Taliban attack on Spanish embassy in Kabul dims hopes of peace talks

  • Agencies, Kabul
  • Updated: Dec 12, 2015 01:09 IST
Members of Afghan Crisis Response Unit (CRU) arrive at the site of a Taliban attack in Kabul on Friday. (Reuters)

The Taliban claimed responsibility for a car bomb attack near the Spanish embassy in Kabul on Friday, further dimming hopes for peace talks with moderate elements of the Islamist insurgent movement touted just days ago by President Ashraf Ghani.

Gunfire was reported immediately following the explosion, which the Taliban said was targeted at a guest house attached to the embassy in a heavily protected area of the capital close to many foreign embassies and government buildings.
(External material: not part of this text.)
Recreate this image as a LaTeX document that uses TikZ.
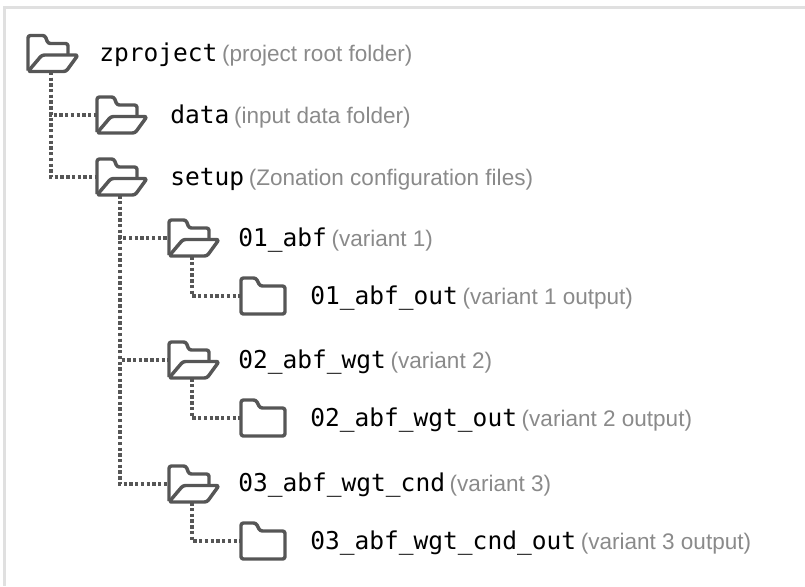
\documentclass[tikz,border=0pt]{standalone}
\usepackage{fontspec}
\setsansfont{Liberation Sans}
\setmonofont{DejaVu Sans Mono}
\usepackage{tikz}
\usetikzlibrary{positioning}

\definecolor{foldgray}{HTML}{565656}
\definecolor{notegray}{HTML}{8A8A8A}
\definecolor{framegray}{HTML}{E0E0E0}

\tikzset{
    x=0.75pt, y=-0.75pt,
    openfolder/.style={minimum width=34.5pt, minimum height=27pt, inner sep=0pt},
    shutfolder/.style={minimum width=33pt, minimum height=27pt, inner sep=0pt},
    foldline/.style={foldgray, line width=2.6pt, line join=round, rounded corners=1.8pt},
    link/.style={foldgray, line width=2.5pt, dash pattern=on 2.5pt off 1.8pt},
    lbl/.style={inner sep=0pt, anchor=base west, font=\ttfamily\fontsize{18.4}{20}\selectfont}
}

\newcommand{\lblnote}[1]{\hspace{3.5pt}{\sffamily\fontsize{16.9}{18}\selectfont\color{notegray}(#1)}}
\newcommand{\opendraw}[1]{
    \draw[foldline] ([shift={(-23,17)}]#1.center) -- ([shift={(-23,-18)}]#1.center) -- ([shift={(-6,-18)}]#1.center)
        -- ([shift={(-3,-10)}]#1.center) -- ([shift={(17,-10)}]#1.center) -- ([shift={(17,1)}]#1.center);
    \draw[foldline] ([shift={(-23,18)}]#1.center) -- ([shift={(-9,1.5)}]#1.center) -- ([shift={(27,1.5)}]#1.center)
        -- ([shift={(15,18)}]#1.center) -- cycle;
}
\newcommand{\shutdraw}[1]{
    \draw[foldline] ([shift={(-22,-18)}]#1.center) -- ([shift={(-7,-18)}]#1.center) -- ([shift={(-3,-10)}]#1.center)
        -- ([shift={(22,-10)}]#1.center) -- ([shift={(22,18)}]#1.center) -- ([shift={(-22,18)}]#1.center) -- cycle;
}

\begin{document}
\begin{tikzpicture}
    \useasboundingbox (0,0) rectangle (805,586);
    \draw[framegray, line width=2.25pt] (805,7) -- (4,7) -- (4,586);

    % folders
    \node[openfolder] (zproject) at (51,53.5) {};
    \node[openfolder] (data) at (120,115) {};
    \node[openfolder] (setup) at (120,177) {};
    \node[openfolder] (abf) at (192,238) {};
    \node[openfolder] (abfwgt) at (192,360) {};
    \node[openfolder] (abfwgtcnd) at (192,484) {};
    \node[shutfolder] (abfout) at (263,296) {};
    \node[shutfolder] (abfwgtout) at (263,418) {};
    \node[shutfolder] (abfwgtcndout) at (263,541) {};

    \foreach \f in {zproject,data,setup,abf,abfwgt,abfwgtcnd} {\opendraw{\f}}
    \foreach \f in {abfout,abfwgtout,abfwgtcndout} {\shutdraw{\f}}

    % links
    \draw[link] (zproject.south) |- (data.west);
    \draw[link] (zproject.south) |- (setup.west);
    \draw[link] (setup.south) |- (abf.west);
    \draw[link] (setup.south) |- (abfwgt.west);
    \draw[link] (setup.south) |- (abfwgtcnd.west);
    \draw[link] (abf.south) |- (abfout.west);
    \draw[link] (abfwgt.south) |- (abfwgtout.west);
    \draw[link] (abfwgtcnd.south) |- (abfwgtcndout.west);

    % labels
    \node[lbl] (zprojectlbl) at (99,61) {zproject\lblnote{project root folder}};
    \node[lbl] (datalbl) at (170,123) {data\lblnote{input data folder}};
    \node[lbl] (setuplbl) at (170,185) {setup\lblnote{Zonation configuration files}};
    \node[lbl] (abflbl) at (238,246) {01\_abf\lblnote{variant 1}};
    \node[lbl] (abfoutlbl) at (310,304) {01\_abf\_out\lblnote{variant 1 output}};
    \node[lbl] (abfwgtlbl) at (238,368) {02\_abf\_wgt\lblnote{variant 2}};
    \node[lbl] (abfwgtoutlbl) at (310,426) {02\_abf\_wgt\_out\lblnote{variant 2 output}};
    \node[lbl] (abfwgtcndlbl) at (238,491) {03\_abf\_wgt\_cnd\lblnote{variant 3}};
    \node[lbl] (abfwgtcndoutlbl) at (310,549) {03\_abf\_wgt\_cnd\_out\lblnote{variant 3 output}};
\end{tikzpicture}
\end{document}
Security forces with armoured vehicles were deployed around the scene, with at least three insurgents involved in the attack, according to one police official.

A Spanish policeman was killed in the attack.
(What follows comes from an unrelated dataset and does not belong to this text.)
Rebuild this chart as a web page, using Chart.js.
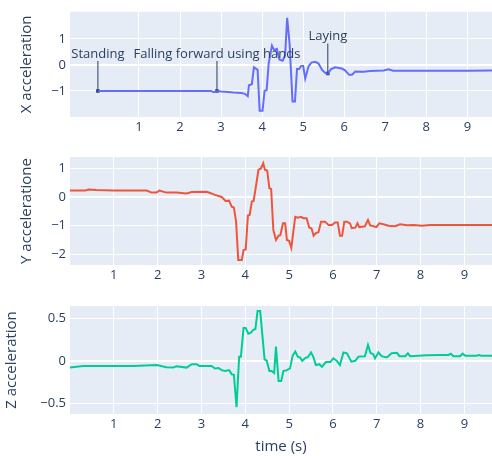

A Taliban spokesperson said the attack had targeted “an invader’s guest house”.

Spain, which contributed to the international force in Afghanistan, withdrew the last of its troops in October although a few officers remain at the headquarters of Nato’s Resolute Support Mission in Kabul.

A Taliban attack in the southern city of Kandahar killed 50 civilians and security forces personnel, and was only suppressed on Wednesday after more than a day of fighting.

The same day, Ghani returned from a regional peace conference in Islamabad aimed at reviving stalled peace talks with Taliban militants following several months of relative calm in the Afghan capital.

On Thursday, the head of Afghanistan’s intelligence agency resigned over a row with Ghani, in a move that underlined the divisions among leaders of the country’s security apparatus.

The Taliban has been caught up with a bloody internal power struggle but it has nevertheless been able to mount well-coordinated attacks on targets across the country.

Militants have stepped up the insurgency following the withdrawal of international forces from combat operations last year, achieving a series of successes, including seizing the northern city of Kunduz in September.

‘Embassy not targeted’

Spain’s Prime Minister Mariano Rajoy on Saturday said the attack in Kabul’s diplomatic district was not targeted at the country’s embassy, contradicting earlier statements by the foreign ministry and local police.

“There was no intention to attack the Spanish embassy in Afghanistan... it was an attack against some guesthouses very near the embassy,” he told reporters in the southeastern city of Alicante, adding one Spanish policeman had nevertheless been slightly injured.